## Given request:
Retype, please, the listing from its opening line through the line that contains "1.5m / 5'0</text>", both included, without the pictures.

## Recorded data:
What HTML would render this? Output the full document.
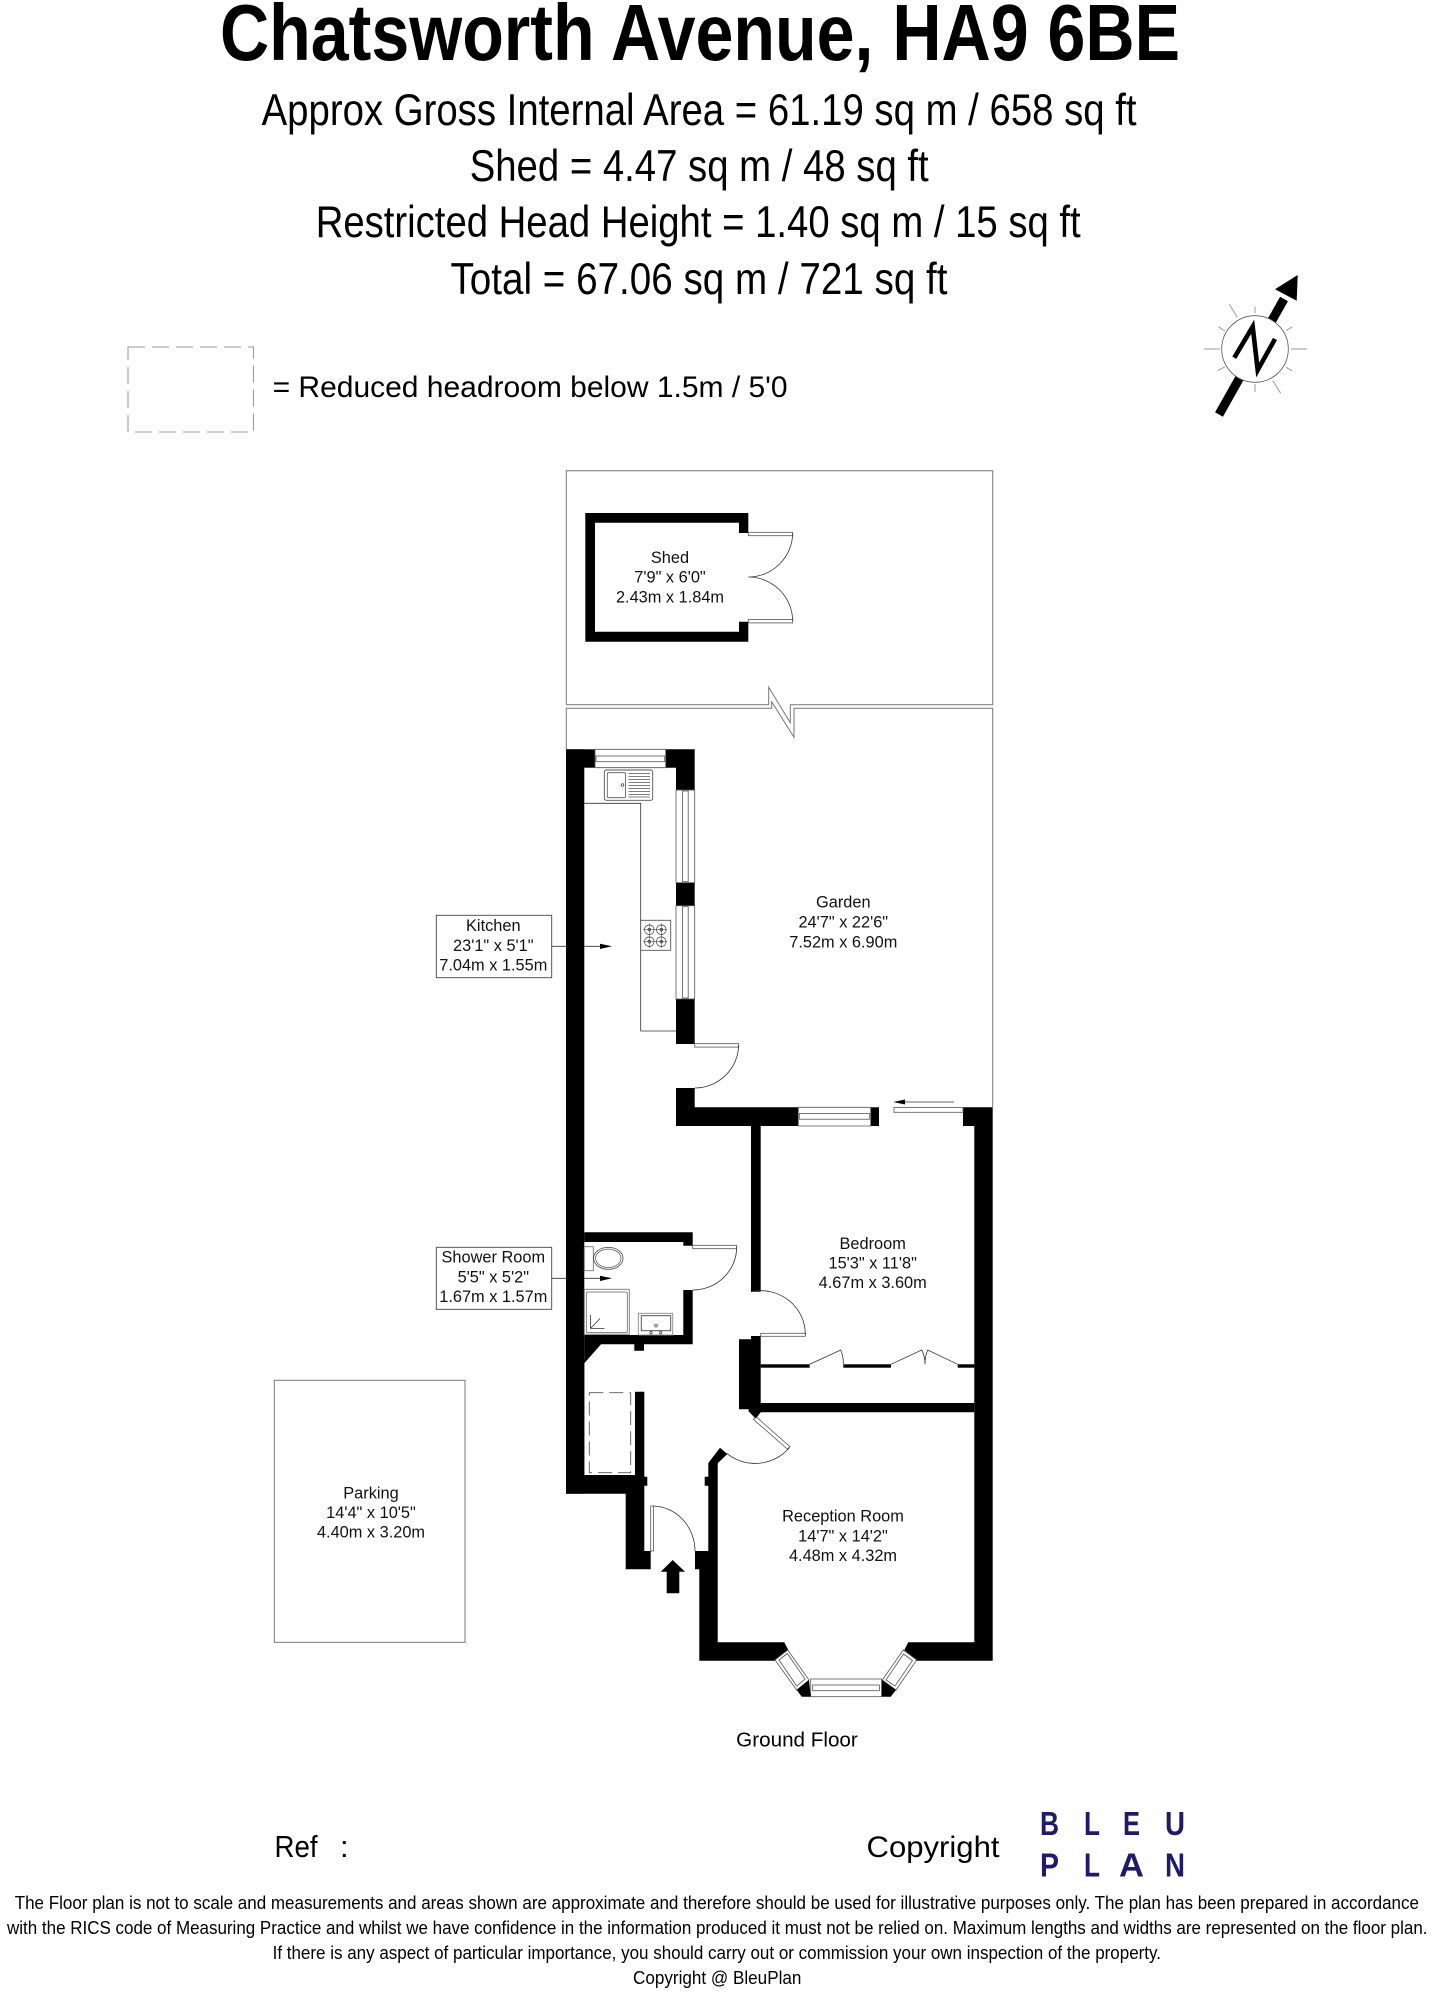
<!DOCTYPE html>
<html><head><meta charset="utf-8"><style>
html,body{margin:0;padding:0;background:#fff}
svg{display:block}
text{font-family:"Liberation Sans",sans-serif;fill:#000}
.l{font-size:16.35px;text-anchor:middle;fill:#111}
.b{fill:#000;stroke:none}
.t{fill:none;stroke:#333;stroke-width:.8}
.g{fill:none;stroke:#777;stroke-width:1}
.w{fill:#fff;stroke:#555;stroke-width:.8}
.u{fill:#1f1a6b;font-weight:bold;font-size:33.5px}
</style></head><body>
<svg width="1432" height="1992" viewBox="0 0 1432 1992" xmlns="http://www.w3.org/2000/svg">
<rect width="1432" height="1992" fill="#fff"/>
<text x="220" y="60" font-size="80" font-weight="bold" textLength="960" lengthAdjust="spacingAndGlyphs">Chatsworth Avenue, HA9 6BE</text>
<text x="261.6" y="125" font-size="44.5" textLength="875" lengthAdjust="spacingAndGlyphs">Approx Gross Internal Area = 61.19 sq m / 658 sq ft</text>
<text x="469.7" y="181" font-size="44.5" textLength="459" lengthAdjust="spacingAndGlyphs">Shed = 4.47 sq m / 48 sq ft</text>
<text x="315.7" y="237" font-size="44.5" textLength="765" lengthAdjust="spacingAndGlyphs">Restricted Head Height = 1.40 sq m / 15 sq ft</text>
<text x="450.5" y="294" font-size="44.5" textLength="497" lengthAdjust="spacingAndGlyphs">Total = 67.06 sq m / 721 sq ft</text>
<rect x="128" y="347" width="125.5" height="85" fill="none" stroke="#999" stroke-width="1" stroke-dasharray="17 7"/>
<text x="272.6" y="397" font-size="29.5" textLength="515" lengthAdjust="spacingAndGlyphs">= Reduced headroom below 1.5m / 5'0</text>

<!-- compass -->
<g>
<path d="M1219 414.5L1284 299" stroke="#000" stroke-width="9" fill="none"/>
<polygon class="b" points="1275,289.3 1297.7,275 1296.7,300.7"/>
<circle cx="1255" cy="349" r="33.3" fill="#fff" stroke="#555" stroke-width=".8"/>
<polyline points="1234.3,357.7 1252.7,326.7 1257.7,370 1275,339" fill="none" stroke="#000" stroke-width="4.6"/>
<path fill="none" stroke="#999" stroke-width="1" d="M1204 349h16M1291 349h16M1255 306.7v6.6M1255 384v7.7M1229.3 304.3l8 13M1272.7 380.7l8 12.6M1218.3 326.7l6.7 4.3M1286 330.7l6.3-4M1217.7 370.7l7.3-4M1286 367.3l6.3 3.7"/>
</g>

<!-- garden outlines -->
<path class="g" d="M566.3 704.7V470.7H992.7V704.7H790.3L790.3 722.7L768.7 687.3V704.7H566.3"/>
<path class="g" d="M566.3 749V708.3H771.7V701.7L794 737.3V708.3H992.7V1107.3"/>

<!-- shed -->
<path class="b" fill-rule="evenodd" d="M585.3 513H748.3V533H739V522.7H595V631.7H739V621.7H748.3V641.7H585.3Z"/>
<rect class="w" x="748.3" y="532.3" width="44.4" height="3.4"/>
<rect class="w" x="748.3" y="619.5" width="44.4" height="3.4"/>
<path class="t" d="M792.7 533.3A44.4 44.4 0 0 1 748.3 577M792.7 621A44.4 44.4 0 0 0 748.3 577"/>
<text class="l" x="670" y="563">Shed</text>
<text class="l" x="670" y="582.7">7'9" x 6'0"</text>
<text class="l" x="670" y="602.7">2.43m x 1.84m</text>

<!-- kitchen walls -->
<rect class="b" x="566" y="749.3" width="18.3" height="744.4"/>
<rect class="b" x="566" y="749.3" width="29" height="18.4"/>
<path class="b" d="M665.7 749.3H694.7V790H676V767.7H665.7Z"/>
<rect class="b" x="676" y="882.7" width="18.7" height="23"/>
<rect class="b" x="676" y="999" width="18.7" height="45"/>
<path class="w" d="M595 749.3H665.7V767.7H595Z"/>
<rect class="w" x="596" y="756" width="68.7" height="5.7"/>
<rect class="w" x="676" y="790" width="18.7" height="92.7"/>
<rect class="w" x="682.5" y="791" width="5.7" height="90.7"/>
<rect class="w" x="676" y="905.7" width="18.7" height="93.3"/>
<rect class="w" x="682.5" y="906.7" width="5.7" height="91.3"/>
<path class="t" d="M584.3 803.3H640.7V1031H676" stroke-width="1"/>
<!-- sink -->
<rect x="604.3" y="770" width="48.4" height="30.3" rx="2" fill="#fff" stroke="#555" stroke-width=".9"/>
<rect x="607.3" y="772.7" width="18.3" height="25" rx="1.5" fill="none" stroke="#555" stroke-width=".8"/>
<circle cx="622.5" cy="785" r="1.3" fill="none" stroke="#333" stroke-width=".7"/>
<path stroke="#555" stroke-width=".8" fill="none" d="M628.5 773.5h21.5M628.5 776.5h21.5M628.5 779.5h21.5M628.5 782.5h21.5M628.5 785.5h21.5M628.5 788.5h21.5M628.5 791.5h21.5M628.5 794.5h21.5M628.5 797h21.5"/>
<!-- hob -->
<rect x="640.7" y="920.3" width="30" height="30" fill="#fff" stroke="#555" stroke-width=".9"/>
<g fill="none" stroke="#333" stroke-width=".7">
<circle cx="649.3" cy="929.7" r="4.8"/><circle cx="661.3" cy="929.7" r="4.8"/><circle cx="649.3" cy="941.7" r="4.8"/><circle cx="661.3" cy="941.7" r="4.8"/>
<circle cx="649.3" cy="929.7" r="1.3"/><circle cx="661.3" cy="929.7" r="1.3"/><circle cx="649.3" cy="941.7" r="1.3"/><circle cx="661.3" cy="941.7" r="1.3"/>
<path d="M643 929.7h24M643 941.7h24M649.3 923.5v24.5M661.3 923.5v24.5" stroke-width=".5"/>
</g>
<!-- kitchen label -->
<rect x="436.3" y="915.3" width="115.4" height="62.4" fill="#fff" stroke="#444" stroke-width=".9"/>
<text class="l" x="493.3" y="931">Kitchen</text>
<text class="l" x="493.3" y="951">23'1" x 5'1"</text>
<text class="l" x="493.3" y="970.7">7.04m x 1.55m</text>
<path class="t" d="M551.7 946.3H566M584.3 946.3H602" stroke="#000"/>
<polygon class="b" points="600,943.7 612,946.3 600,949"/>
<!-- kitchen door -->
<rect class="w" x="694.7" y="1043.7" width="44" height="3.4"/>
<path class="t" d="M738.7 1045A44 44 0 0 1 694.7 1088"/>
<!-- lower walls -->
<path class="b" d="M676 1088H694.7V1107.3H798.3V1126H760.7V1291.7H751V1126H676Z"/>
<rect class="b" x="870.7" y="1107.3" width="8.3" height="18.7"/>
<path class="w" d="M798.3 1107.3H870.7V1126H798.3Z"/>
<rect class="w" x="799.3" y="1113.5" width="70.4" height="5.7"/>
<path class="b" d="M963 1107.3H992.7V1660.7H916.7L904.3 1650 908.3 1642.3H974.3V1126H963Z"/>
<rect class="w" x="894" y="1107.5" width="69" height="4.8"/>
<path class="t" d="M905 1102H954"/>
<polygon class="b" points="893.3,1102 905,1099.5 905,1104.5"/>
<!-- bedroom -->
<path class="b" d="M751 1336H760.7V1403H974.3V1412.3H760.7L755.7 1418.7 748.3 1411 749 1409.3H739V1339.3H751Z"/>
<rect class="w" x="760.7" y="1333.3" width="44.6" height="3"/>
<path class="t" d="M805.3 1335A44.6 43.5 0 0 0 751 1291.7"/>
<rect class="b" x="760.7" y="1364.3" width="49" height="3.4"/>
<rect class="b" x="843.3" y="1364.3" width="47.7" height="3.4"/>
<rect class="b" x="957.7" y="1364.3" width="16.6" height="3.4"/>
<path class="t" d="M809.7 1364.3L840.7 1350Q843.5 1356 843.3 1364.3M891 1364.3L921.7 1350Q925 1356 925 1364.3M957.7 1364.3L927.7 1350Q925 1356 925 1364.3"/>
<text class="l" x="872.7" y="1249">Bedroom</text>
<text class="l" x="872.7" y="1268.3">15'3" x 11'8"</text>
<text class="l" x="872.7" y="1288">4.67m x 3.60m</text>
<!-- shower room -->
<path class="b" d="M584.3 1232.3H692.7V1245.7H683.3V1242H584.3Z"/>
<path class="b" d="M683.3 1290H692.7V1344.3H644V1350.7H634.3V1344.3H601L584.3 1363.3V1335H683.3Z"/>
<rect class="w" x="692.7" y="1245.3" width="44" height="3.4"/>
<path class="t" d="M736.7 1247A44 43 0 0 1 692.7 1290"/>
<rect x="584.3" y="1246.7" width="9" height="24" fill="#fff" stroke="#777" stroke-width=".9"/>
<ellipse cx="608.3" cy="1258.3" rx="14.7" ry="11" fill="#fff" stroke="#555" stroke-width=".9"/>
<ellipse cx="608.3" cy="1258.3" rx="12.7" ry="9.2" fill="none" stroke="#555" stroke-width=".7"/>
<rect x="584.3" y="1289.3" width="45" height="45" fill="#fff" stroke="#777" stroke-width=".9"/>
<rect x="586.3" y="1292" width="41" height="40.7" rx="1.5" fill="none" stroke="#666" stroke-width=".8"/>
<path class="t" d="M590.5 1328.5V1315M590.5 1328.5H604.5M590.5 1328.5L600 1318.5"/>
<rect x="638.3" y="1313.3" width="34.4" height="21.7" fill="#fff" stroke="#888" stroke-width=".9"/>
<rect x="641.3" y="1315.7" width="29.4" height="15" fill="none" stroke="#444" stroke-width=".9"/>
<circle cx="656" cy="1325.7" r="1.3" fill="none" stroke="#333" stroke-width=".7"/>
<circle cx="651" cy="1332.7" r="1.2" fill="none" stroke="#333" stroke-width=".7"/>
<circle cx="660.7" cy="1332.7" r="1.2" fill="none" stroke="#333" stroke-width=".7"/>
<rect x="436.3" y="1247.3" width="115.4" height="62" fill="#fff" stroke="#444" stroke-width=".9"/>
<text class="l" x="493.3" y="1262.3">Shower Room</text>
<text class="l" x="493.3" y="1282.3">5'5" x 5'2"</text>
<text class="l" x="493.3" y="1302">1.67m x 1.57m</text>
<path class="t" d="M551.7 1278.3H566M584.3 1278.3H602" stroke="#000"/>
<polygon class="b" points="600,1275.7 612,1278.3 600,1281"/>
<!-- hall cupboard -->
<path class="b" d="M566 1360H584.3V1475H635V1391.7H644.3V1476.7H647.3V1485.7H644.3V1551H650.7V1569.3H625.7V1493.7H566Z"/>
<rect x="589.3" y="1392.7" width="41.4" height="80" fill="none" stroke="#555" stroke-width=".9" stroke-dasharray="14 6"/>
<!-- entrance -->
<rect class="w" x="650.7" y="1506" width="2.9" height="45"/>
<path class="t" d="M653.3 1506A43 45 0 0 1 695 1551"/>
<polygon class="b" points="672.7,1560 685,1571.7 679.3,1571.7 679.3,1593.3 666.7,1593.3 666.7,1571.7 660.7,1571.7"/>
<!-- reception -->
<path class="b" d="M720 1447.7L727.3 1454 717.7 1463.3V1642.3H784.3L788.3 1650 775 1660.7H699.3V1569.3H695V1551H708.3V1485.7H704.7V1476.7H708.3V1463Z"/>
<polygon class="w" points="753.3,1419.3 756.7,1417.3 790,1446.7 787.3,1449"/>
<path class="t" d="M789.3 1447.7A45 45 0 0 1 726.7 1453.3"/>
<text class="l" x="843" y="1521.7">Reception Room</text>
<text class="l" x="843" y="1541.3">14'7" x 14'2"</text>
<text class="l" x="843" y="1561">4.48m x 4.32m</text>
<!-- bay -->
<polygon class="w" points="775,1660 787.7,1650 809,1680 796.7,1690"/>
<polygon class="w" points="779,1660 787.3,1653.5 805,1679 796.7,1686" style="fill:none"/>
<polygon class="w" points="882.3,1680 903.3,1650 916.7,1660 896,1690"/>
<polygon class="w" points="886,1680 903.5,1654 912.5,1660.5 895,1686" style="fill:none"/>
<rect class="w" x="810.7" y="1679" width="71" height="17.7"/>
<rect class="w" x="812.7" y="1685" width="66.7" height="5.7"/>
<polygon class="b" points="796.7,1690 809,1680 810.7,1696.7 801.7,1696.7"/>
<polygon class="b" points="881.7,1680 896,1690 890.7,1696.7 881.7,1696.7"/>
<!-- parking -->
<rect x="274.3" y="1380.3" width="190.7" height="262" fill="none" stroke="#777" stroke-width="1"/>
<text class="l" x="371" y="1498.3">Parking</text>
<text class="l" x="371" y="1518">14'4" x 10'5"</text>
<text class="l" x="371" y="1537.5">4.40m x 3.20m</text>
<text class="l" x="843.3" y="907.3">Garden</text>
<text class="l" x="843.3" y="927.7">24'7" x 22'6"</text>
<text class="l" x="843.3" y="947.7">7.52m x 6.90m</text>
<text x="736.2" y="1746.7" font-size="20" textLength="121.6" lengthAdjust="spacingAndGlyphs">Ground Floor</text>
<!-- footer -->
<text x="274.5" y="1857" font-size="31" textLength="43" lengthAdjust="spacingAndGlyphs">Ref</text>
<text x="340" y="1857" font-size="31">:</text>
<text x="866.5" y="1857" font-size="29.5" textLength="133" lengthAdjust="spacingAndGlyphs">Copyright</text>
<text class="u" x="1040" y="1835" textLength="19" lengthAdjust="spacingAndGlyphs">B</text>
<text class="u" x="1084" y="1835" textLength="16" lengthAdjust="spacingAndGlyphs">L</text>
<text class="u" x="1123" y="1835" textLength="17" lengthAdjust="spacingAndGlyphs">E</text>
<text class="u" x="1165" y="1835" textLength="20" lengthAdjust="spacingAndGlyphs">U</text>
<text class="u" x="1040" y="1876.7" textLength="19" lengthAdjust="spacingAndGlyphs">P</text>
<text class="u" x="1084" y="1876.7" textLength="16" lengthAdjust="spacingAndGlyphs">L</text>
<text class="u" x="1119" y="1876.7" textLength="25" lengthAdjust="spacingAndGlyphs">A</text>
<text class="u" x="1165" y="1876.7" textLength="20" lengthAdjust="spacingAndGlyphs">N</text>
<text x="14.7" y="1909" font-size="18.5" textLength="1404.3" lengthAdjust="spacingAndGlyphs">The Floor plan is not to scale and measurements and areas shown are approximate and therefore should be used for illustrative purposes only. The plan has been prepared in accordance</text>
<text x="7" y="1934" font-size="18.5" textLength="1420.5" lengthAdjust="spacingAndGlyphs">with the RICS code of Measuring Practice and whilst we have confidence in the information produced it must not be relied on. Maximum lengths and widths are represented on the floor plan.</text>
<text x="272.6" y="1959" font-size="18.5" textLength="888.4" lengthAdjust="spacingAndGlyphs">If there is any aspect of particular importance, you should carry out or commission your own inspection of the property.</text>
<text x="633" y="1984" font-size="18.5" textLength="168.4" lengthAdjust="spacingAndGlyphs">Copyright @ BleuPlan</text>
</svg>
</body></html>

## Reply:
What HTML would render this? Output the full document.
<!DOCTYPE html>
<html><head><meta charset="utf-8"><style>
html,body{margin:0;padding:0;background:#fff}
svg{display:block}
text{font-family:"Liberation Sans",sans-serif;fill:#000}
.l{font-size:16.35px;text-anchor:middle;fill:#111}
.b{fill:#000;stroke:none}
.t{fill:none;stroke:#333;stroke-width:.8}
.g{fill:none;stroke:#777;stroke-width:1}
.w{fill:#fff;stroke:#555;stroke-width:.8}
.u{fill:#1f1a6b;font-weight:bold;font-size:33.5px}
</style></head><body>
<svg width="1432" height="1992" viewBox="0 0 1432 1992" xmlns="http://www.w3.org/2000/svg">
<rect width="1432" height="1992" fill="#fff"/>
<text x="220" y="60" font-size="80" font-weight="bold" textLength="960" lengthAdjust="spacingAndGlyphs">Chatsworth Avenue, HA9 6BE</text>
<text x="261.6" y="125" font-size="44.5" textLength="875" lengthAdjust="spacingAndGlyphs">Approx Gross Internal Area = 61.19 sq m / 658 sq ft</text>
<text x="469.7" y="181" font-size="44.5" textLength="459" lengthAdjust="spacingAndGlyphs">Shed = 4.47 sq m / 48 sq ft</text>
<text x="315.7" y="237" font-size="44.5" textLength="765" lengthAdjust="spacingAndGlyphs">Restricted Head Height = 1.40 sq m / 15 sq ft</text>
<text x="450.5" y="294" font-size="44.5" textLength="497" lengthAdjust="spacingAndGlyphs">Total = 67.06 sq m / 721 sq ft</text>
<rect x="128" y="347" width="125.5" height="85" fill="none" stroke="#999" stroke-width="1" stroke-dasharray="17 7"/>
<text x="272.6" y="397" font-size="29.5" textLength="515" lengthAdjust="spacingAndGlyphs">= Reduced headroom below 1.5m / 5'0</text>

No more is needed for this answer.